# GOAL
Leaving out every picture, quote the data below exactly as it appears.
* begin GIVEN INFORMATION *
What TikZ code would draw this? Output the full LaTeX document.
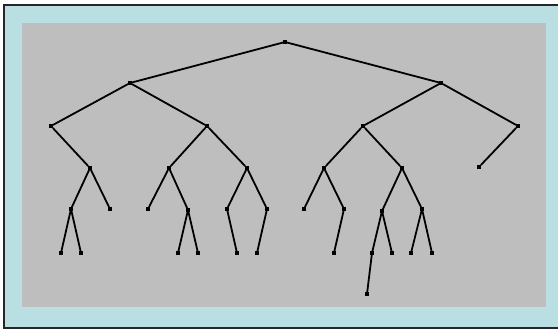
\documentclass[tikz,border=0pt]{standalone}
\usepackage{xcolor}
\usepackage{tikz}
\usetikzlibrary{positioning}
\definecolor{FrameCyan}{HTML}{B9DFE2}
\definecolor{PanelGray}{HTML}{BEBEBE}
\tikzset{
  knot/.style={rectangle, fill=black, inner sep=0pt, minimum size=3.8pt},
  branch/.style={line width=1.8pt, black, line cap=round},
}

\begin{document}
\begin{tikzpicture}[x=1pt, y=-1pt]
    \useasboundingbox (0,0) rectangle (558,332);
    % frame and panel
    \fill[FrameCyan] (4,5) rectangle (558,328);
    \draw[line width=1.8pt, black!85] (558,5) -- (4,5) -- (4,328) -- (558,328);
    \fill[PanelGray] (22,23) rectangle (546,307);

    % tree nodes
    \node[knot] (root) at (285,42) {};
    \node[knot] (L) at (130,83) {};
    \node[knot] (R) at (441,83) {};
    \node[knot] (LL) at (51,126) {};
    \node[knot] (LR) at (207,126) {};
    \node[knot] (RL) at (363,126) {};
    \node[knot] (RR) at (518,126) {};
    \node[knot] (LLa) at (90,168) {};
    \node[knot] (LRa) at (169,168) {};
    \node[knot] (LRb) at (247,168) {};
    \node[knot] (RLa) at (324,168) {};
    \node[knot] (RLb) at (402,168) {};
    \node[knot] (RRa) at (479,167) {};
    \node[knot] (LLa1) at (71,209) {};
    \node[knot] (LLa2) at (110,209) {};
    \node[knot] (LRa1) at (148,209) {};
    \node[knot] (LRa2) at (188,210) {};
    \node[knot] (LRb1) at (227,209) {};
    \node[knot] (LRb2) at (267,209) {};
    \node[knot] (RLa1) at (304,209) {};
    \node[knot] (RLa2) at (344,209) {};
    \node[knot] (RLb1) at (382,211) {};
    \node[knot] (RLb2) at (422,209) {};
    \node[knot] (LLa1x) at (61,253) {};
    \node[knot] (LLa1y) at (81,253) {};
    \node[knot] (LRa2x) at (178,253) {};
    \node[knot] (LRa2y) at (198,253) {};
    \node[knot] (LRb1x) at (237,253) {};
    \node[knot] (LRb2x) at (257,253) {};
    \node[knot] (RLa2x) at (334,253) {};
    \node[knot] (RLb1x) at (372,253) {};
    \node[knot] (RLb1y) at (392,253) {};
    \node[knot] (RLb2x) at (411,253) {};
    \node[knot] (RLb2y) at (432,253) {};
    \node[knot] (deep) at (367,294) {};

    % branches
    \draw[branch] (root) -- (L);
    \draw[branch] (root) -- (R);
    \draw[branch] (L) -- (LL);
    \draw[branch] (L) -- (LR);
    \draw[branch] (R) -- (RL);
    \draw[branch] (R) -- (RR);
    \draw[branch] (LL) -- (LLa);
    \draw[branch] (LR) -- (LRa);
    \draw[branch] (LR) -- (LRb);
    \draw[branch] (RL) -- (RLa);
    \draw[branch] (RL) -- (RLb);
    \draw[branch] (RR) -- (RRa);
    \draw[branch] (LLa) -- (LLa1);
    \draw[branch] (LLa) -- (LLa2);
    \draw[branch] (LRa) -- (LRa1);
    \draw[branch] (LRa) -- (LRa2);
    \draw[branch] (LRb) -- (LRb1);
    \draw[branch] (LRb) -- (LRb2);
    \draw[branch] (RLa) -- (RLa1);
    \draw[branch] (RLa) -- (RLa2);
    \draw[branch] (RLb) -- (RLb1);
    \draw[branch] (RLb) -- (RLb2);
    \draw[branch] (LLa1) -- (LLa1x);
    \draw[branch] (LLa1) -- (LLa1y);
    \draw[branch] (LRa2) -- (LRa2x);
    \draw[branch] (LRa2) -- (LRa2y);
    \draw[branch] (LRb1) -- (LRb1x);
    \draw[branch] (LRb2) -- (LRb2x);
    \draw[branch] (RLa2) -- (RLa2x);
    \draw[branch] (RLb1) -- (RLb1x);
    \draw[branch] (RLb1) -- (RLb1y);
    \draw[branch] (RLb2) -- (RLb2x);
    \draw[branch] (RLb2) -- (RLb2y);
    \draw[branch] (RLb1x) -- (deep);
\end{tikzpicture}
\end{document}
* end GIVEN INFORMATION *
# EXERCISE OUTPUT
What TikZ code would draw this? Output the full LaTeX document.
\documentclass[tikz,border=0pt]{standalone}
\usepackage{xcolor}
\usepackage{tikz}
\usetikzlibrary{positioning}
\definecolor{FrameCyan}{HTML}{B9DFE2}
\definecolor{PanelGray}{HTML}{BEBEBE}
\tikzset{
  knot/.style={rectangle, fill=black, inner sep=0pt, minimum size=3.8pt},
  branch/.style={line width=1.8pt, black, line cap=round},
}

\begin{document}
\begin{tikzpicture}[x=1pt, y=-1pt]
    \useasboundingbox (0,0) rectangle (558,332);
    % frame and panel
    \fill[FrameCyan] (4,5) rectangle (558,328);
    \draw[line width=1.8pt, black!85] (558,5) -- (4,5) -- (4,328) -- (558,328);
    \fill[PanelGray] (22,23) rectangle (546,307);

    % tree nodes
    \node[knot] (root) at (285,42) {};
    \node[knot] (L) at (130,83) {};
    \node[knot] (R) at (441,83) {};
    \node[knot] (LL) at (51,126) {};
    \node[knot] (LR) at (207,126) {};
    \node[knot] (RL) at (363,126) {};
    \node[knot] (RR) at (518,126) {};
    \node[knot] (LLa) at (90,168) {};
    \node[knot] (LRa) at (169,168) {};
    \node[knot] (LRb) at (247,168) {};
    \node[knot] (RLa) at (324,168) {};
    \node[knot] (RLb) at (402,168) {};
    \node[knot] (RRa) at (479,167) {};
    \node[knot] (LLa1) at (71,209) {};
    \node[knot] (LLa2) at (110,209) {};
    \node[knot] (LRa1) at (148,209) {};
    \node[knot] (LRa2) at (188,210) {};
    \node[knot] (LRb1) at (227,209) {};
    \node[knot] (LRb2) at (267,209) {};
    \node[knot] (RLa1) at (304,209) {};
    \node[knot] (RLa2) at (344,209) {};
    \node[knot] (RLb1) at (382,211) {};
    \node[knot] (RLb2) at (422,209) {};
    \node[knot] (LLa1x) at (61,253) {};
    \node[knot] (LLa1y) at (81,253) {};
    \node[knot] (LRa2x) at (178,253) {};
    \node[knot] (LRa2y) at (198,253) {};
    \node[knot] (LRb1x) at (237,253) {};
    \node[knot] (LRb2x) at (257,253) {};
    \node[knot] (RLa2x) at (334,253) {};
    \node[knot] (RLb1x) at (372,253) {};
    \node[knot] (RLb1y) at (392,253) {};
    \node[knot] (RLb2x) at (411,253) {};
    \node[knot] (RLb2y) at (432,253) {};
    \node[knot] (deep) at (367,294) {};

    % branches
    \draw[branch] (root) -- (L);
    \draw[branch] (root) -- (R);
    \draw[branch] (L) -- (LL);
    \draw[branch] (L) -- (LR);
    \draw[branch] (R) -- (RL);
    \draw[branch] (R) -- (RR);
    \draw[branch] (LL) -- (LLa);
    \draw[branch] (LR) -- (LRa);
    \draw[branch] (LR) -- (LRb);
    \draw[branch] (RL) -- (RLa);
    \draw[branch] (RL) -- (RLb);
    \draw[branch] (RR) -- (RRa);
    \draw[branch] (LLa) -- (LLa1);
    \draw[branch] (LLa) -- (LLa2);
    \draw[branch] (LRa) -- (LRa1);
    \draw[branch] (LRa) -- (LRa2);
    \draw[branch] (LRb) -- (LRb1);
    \draw[branch] (LRb) -- (LRb2);
    \draw[branch] (RLa) -- (RLa1);
    \draw[branch] (RLa) -- (RLa2);
    \draw[branch] (RLb) -- (RLb1);
    \draw[branch] (RLb) -- (RLb2);
    \draw[branch] (LLa1) -- (LLa1x);
    \draw[branch] (LLa1) -- (LLa1y);
    \draw[branch] (LRa2) -- (LRa2x);
    \draw[branch] (LRa2) -- (LRa2y);
    \draw[branch] (LRb1) -- (LRb1x);
    \draw[branch] (LRb2) -- (LRb2x);
    \draw[branch] (RLa2) -- (RLa2x);
    \draw[branch] (RLb1) -- (RLb1x);
    \draw[branch] (RLb1) -- (RLb1y);
    \draw[branch] (RLb2) -- (RLb2x);
    \draw[branch] (RLb2) -- (RLb2y);
    \draw[branch] (RLb1x) -- (deep);
\end{tikzpicture}
\end{document}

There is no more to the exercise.